(Washington, DC) – This week, the Bowser Administration convened community, business, and research representatives, along with District government officials, to kick off the process for updating Washington DC’s economic development strategy. Spearheaded by the Office of the Deputy Mayor for Planning and Economic Development (DMPED), this effort will produce a new strategy to guide economic development efforts for the next five years. The process will include opportunities for broader engagement over the summer and fall, and stakeholders are encouraged to provide input at comeback.dc.gov.
“As we stay focused on DC’s comeback, this is an opportunity to take a step back, engage the community, and ensure our economic strategy aligns with our values and goals as a city,” said Mayor Bowser. “This update comes at a critical moment – we’re equipped with lessons learned from the pandemic, we’re focused on the future of DC’s economy, and we’re relentlessly committed to preserving the legacies of our residents and neighborhoods.”
The new strategy will replace DC’s current five-year Economic Strategy, which was released in 2017. The Economic Strategy released in 2017 set two overarching goals – to increase private sector GDP to $100 billion and bring unemployment levels below 10% across all wards, races, and educational attainment levels. Despite the onset of the COVID-19 pandemic three years into the strategy, private sector GDP reached $105 billion in 2021, exceeding DC’s goal, and 93 percent of the recommended initiatives (40 out of 43) have been completed.
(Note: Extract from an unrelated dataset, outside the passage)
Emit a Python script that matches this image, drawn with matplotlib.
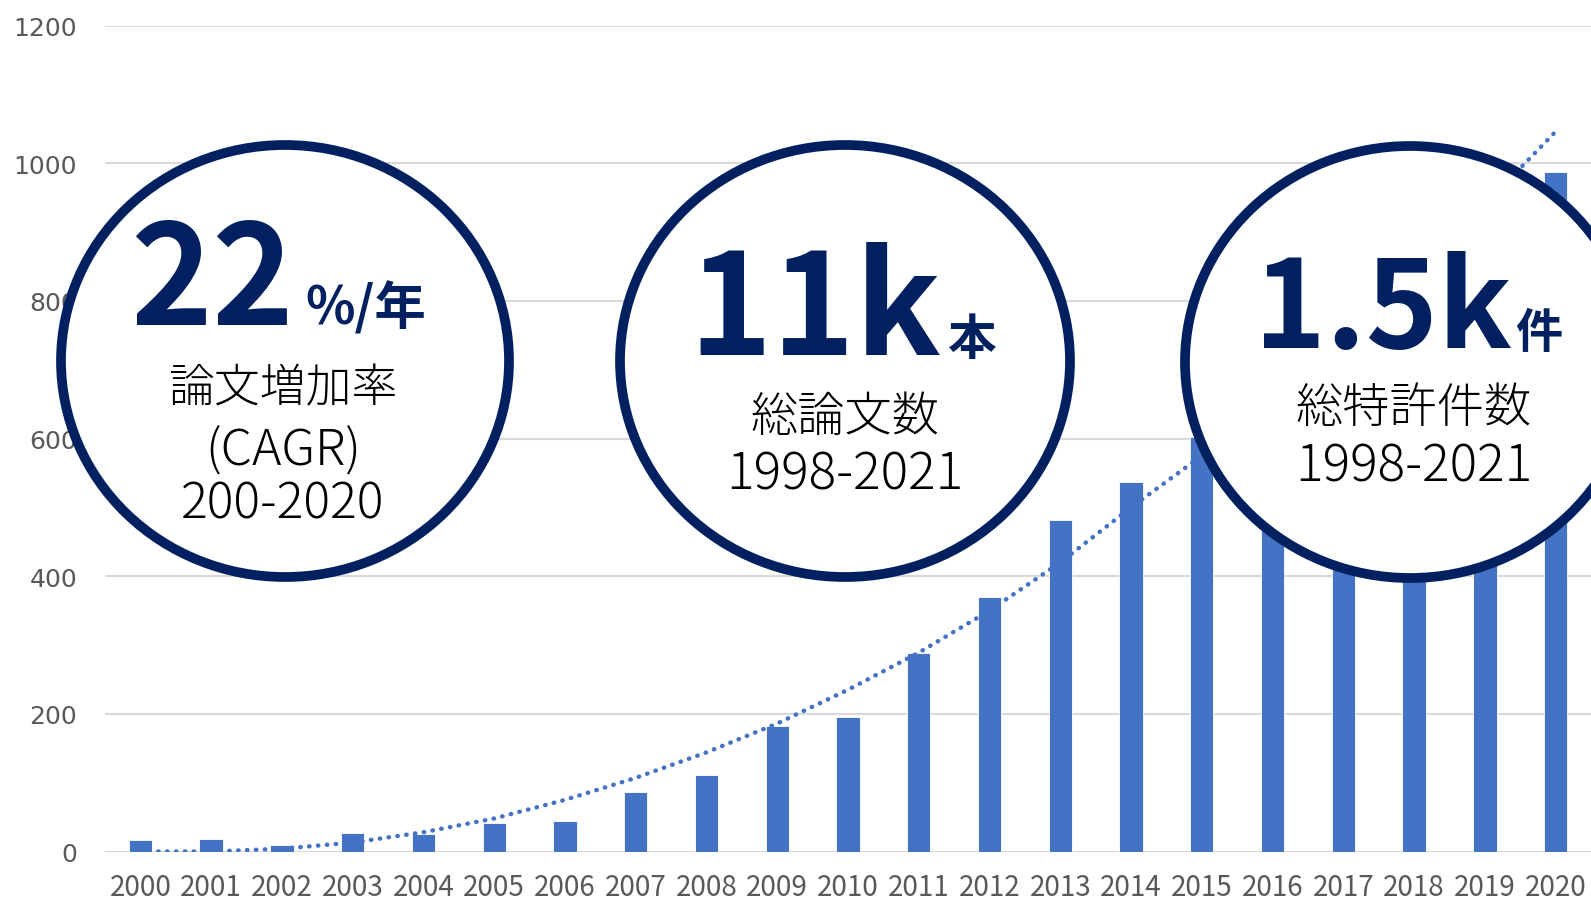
import matplotlib
matplotlib.use("Agg")
import matplotlib.pyplot as plt
from matplotlib.patches import Ellipse

plt.rcParams['font.family'] = ['Noto Sans CJK JP', 'DejaVu Sans']

# papers per year (2016-2019 hidden behind the circle in the original, estimated)
years = [str(y) for y in range(2000, 2021)]
papers = [16, 18, 9, 27, 25, 41, 44, 86, 111, 183, 196, 289, 370, 481, 537,
          603, 650, 700, 760, 820, 988]
# dotted trendline
trend = [0, 0, 4, 13, 28, 48, 75, 107, 144, 186, 235, 289, 350, 420, 500,
         575, 658, 745, 840, 940, 1046]
yticks = [0, 200, 400, 600, 800, 1000, 1200]

BAR = '#4472C4'
NAVY = '#002060'
GREY = '#595959'

W, H = 1591, 903


def fx(x):
    return x / W


def fy(y):
    return 1 - y / H


fig = plt.figure(figsize=(W / 100, H / 100), dpi=100)
ax = fig.add_axes([fx(105), fy(852.5), 1 - fx(105), fy(26.7) - fy(852.5)])

x = list(range(len(years)))
ax.bar(x, papers, width=0.33, color=BAR, edgecolor='white', linewidth=0.6, zorder=2)
ax.plot(x, trend, color=BAR, lw=3.2, linestyle=(0, (0.1, 1.9)),
        dash_capstyle='round', zorder=3)

ax.set_xlim(-0.5, len(years) - 0.5)
ax.set_ylim(0, 1200)
ax.set_yticks(yticks)
ax.set_xticks(x)
ax.set_xticklabels(years, fontsize=20, color=GREY)
for lab in ax.get_yticklabels():
    lab.set_family('DejaVu Sans')
ax.tick_params(axis='y', length=0, pad=20, labelsize=18, labelcolor=GREY)
ax.tick_params(axis='x', length=0, pad=15)
ax.grid(axis='y', color='#D9D9D9', lw=1.5, zorder=0)
ax.set_axisbelow(True)
for s in ax.spines.values():
    s.set_visible(False)

# three highlight circles
circles = [(285, 362, 448, 432), (845, 362, 450, 432), (1410, 363, 450, 432)]
for cx, cy, w, h in circles:
    fig.add_artist(Ellipse((fx(cx), fy(cy)), w / W, h / H, transform=fig.transFigure,
                           facecolor='white', edgecolor=NAVY, lw=7, zorder=5))

big = [("22", "%/年", 294, 305, 325, 100, 37),
       ("11k", "本", 941, 947, 355, 102, 35),
       ("1.5k", "件", 1512, 1515, 348, 88, 34)]
for num, unit, xr, xl, base, size, usize in big:
    fig.text(fx(xr), fy(base), num, ha='right', va='baseline', fontsize=size,
             fontweight='bold', color=NAVY, zorder=6)
    fig.text(fx(xl), fy(base), unit, ha='left', va='baseline', fontsize=usize,
             fontweight='bold', color=NAVY, zorder=6)

sub = [(283, 390, "論文増加率", 33), (283, 452, "(CAGR)", 36), (283, 505, "200-2020", 36),
       (845, 418, "総論文数", 34), (845, 475, "1998-2021", 37),
       (1414, 408, "総特許件数", 34), (1414, 467, "1998-2021", 37)]
for cx, cy, txt, size in sub:
    fig.text(fx(cx), fy(cy), txt, ha='center', va='center', fontsize=size,
             fontweight='light', color='black', zorder=6)

fig.savefig("out.png", dpi=100)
Unemployment across the three dimensions was trending downwards prior to the pandemic, but there is still work to do to address geographic, racial, and socioeconomic disparities.
“Over the past two and a half years, DC residents and businesses have known loss and experienced sacrifice but what has gotten us through it all has been our resilience,” said Deputy Mayor John Falcicchio. “With our unquestionable resilience now ready to fuel our comeback, this new economic strategy will propel us beyond relief and recovery to growth and will allow us to achieve a better normal by making our growth more equitable.”
The new strategy will focus on how economic development efforts can drive tax revenue, increase the economic mobility of residents, and support the vitality and competitiveness of businesses, taking into account the enduring effects of the pandemic. It will establish new goals, metrics, and plans for action and build on recent work, including the District’s Comprehensive Plan and the Mobility Action Plan (MAP), a new framework for resident mobility that visualizes how DC residents might take advantage of District housing, financial well-being, and workforce programs to reach their personal and financial goals. Strategy development will also be informed by related efforts currently in progress, including the Build Back Better Infrastructure Task Force and Tax Revision Commission. The final plan will be released in early 2023.
Ultimately, the plan will serve as the District’s Comprehensive Economic Development Strategy (CEDS), which will be submitted to the U.S. Economic Development Administration (EDA). Having an active CEDS enables nonprofits, universities, and other entities located within the District to apply for EDA grants and other resources.
This week’s kickoff session included conversations among participants, a panel discussion with diverse perspectives, and an interactive data walk on the strengths of DC’s economy as well as challenges facing its continued prosperity. In addition to the kickoff event, DMPED will hold engagements in the coming months on topics such as the future of work, the reimagination of downtown, and the creation of opportunity-rich neighborhoods for residents.
Community members and business stakeholders are encouraged to provide input at comeback.dc.gov. This website will be updated throughout the strategy development process.